Parameter Breakdown:

Source Connection:
- --source-jdbc-url jdbc:oracle:thin:@oebsdbtst:1591/TST points to your Oracle database.
- --source-user apps and --source-password password authenticate the Oracle connection.
- --source-schema INV sets the schema from which we’re reading, and --source-object MTL_SYSTEM_ITEMS_B is the table to migrate.
Destination Configuration (AWS & Iceberg):
- -T glue specifies the Iceberg catalog type. Here, glue integrates with AWS Glue as the metadata catalog.
- -C test names the Iceberg catalog within AWS Glue.
- -U 1 parameter for the endpoint URI is required but does not apply to Glue. For Glue scenarios, you can use any placeholder value
- -H "s3://iceberg-ora" sets the warehouse location in Amazon S3, where Iceberg data files and metadata will be stored.
- -R io-impl=org.apache.iceberg.aws.s3.S3FileIO ensures Iceberg uses the S3 FileIO implementation for reading and writing table data.
Data Type and Schema Customization:
- -m "%_ID:NUMBER=LONG; %ATED_BY:NUMBER=INTEGER" defines a data type mapping rule:
  - Any column name ending with _ID and typed as NUMBER in Oracle becomes a LONG in Iceberg.
  - Any column name ending with ATED_BY (e.g., CREATED_BY, UPDATED_BY) and typed as NUMBER becomes an INTEGER in Iceberg.
- This approach ensures that ambiguous NUMBER columns are translated into more precise data types based on their naming conventions and intended usage.
Table Partitioning:
- -P ORGANIZATION_ID=IDENTITY applies an IDENTITY partition transform to the ORGANIZATION_ID column, effectively creating separate data files per distinct organization ID value.
- -P INVENTORY_ITEM_ID=Bucket,5 applies a bucket partitioning transform on INVENTORY_ITEM_ID into 5 buckets, improving parallelism and query efficiency by organizing data into balanced subsets.
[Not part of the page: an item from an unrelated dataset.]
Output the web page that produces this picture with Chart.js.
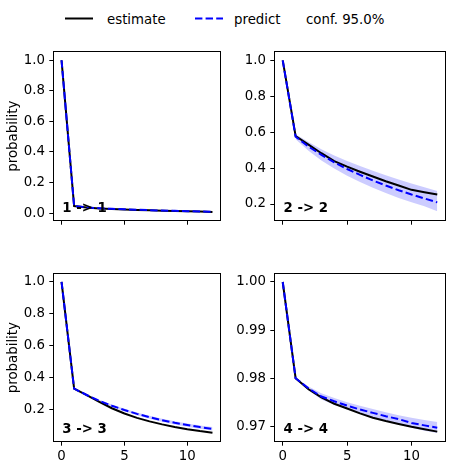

What to Expect After Running the Command:

Schema Mapping: ora2iceberg reads the Oracle table schema, applies the custom type mappings, and prepares an Iceberg-compatible schema.
Data Extraction & Loading: Data is fetched from Oracle and written into S3 in the Iceberg format. Partitioning rules (IDENTITY, BUCKET) are applied, improving downstream performance.
Catalog Registration: The Iceberg table is registered in AWS Glue. You’ll find metadata in Glue’s Data Catalog, making the table discoverable by analytic engines like Athena or Spark.
Verification: Once complete, you can query the Iceberg table using a supported engine (e.g., Spark, Athena with the Iceberg connector) to confirm that the data and schema look correct, and the partitions are as defined.

Next Steps:

Refine Data Types: If certain columns need more precise decimal definitions or other numeric types, adjust --default-number-type or refine your --data-type-map patterns.
Check Partitions & Performance: Adjust partitioning strategies if queries aren’t performing as expected.
Explore Other Catalogs & Modes: ora2iceberg supports multiple catalogs and operation modes. Experiment with incremental updates or merges for ongoing data synchronization.

By following this example, you’ll gain a practical understanding of how to configure ora2iceberg for AWS, tailor data types and partitioning to your needs, and confidently begin migrating your data from Oracle to Iceberg.